The Council states that the report on the proposed compulsory purchase was provided to its legal advisers for the purpose of seeking legal advice and was also discussed at a meeting with its legal advisers and with Senior Counsel.

This Office asked the Council whether it can provide further information to show that the report was provided to its legal advisers for the purpose of obtaining for legal advice. In reply, the Counsel provided this Office with evidence of exchanges, including invoice and payment details, between it and its solicitors. Having regard to the information provided by the Council, the content of the report and the context in which it was created, I am satisfied that the report was provided as a confidential communication from the Council as client to the Council’s legal advisers for the purpose of obtaining legal advice. I find that the report is exempt under section 31(1)(a) of the Act.

Decision

Having carried out a review under section 22(2) of the Freedom of Information Act 2014, I vary the Council’s decision.
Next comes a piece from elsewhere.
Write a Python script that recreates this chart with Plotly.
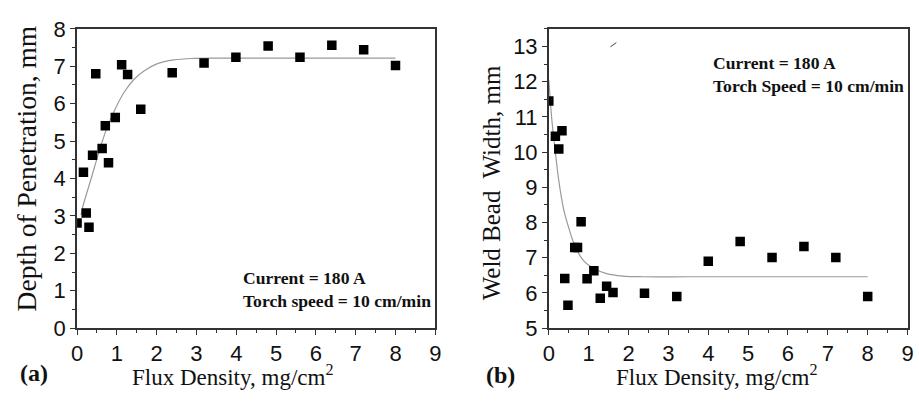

I find that the Council was justified in refusing access to additional records under section 15(1)(a) of the Act on the basis that additional records either do not exist or cannot be found after reasonable searches have been carried out. I find that the Council was not justified in refusing access to a feasibility study under section 30(1)(a) or (b) of the Act and I direct release of this record to the applicant. Finally, I find that the Council was justified in refusing access to the report on the proposed CPO of the applicant’s property under section 31(1)(a) of the Act on the basis that the records would be exempt from production in a court on the basis of legal professional privilege.

Right of Appeal

Section 24 of the FOI Act sets out detailed provisions for an appeal to the High Court by a party to a review, or any other person affected by the decision. In summary, such an appeal, normally on a point of law, must be initiated by the applicant not later than eight weeks after notice of the decision was given, and by any other party not later than four weeks after notice of the decision was given.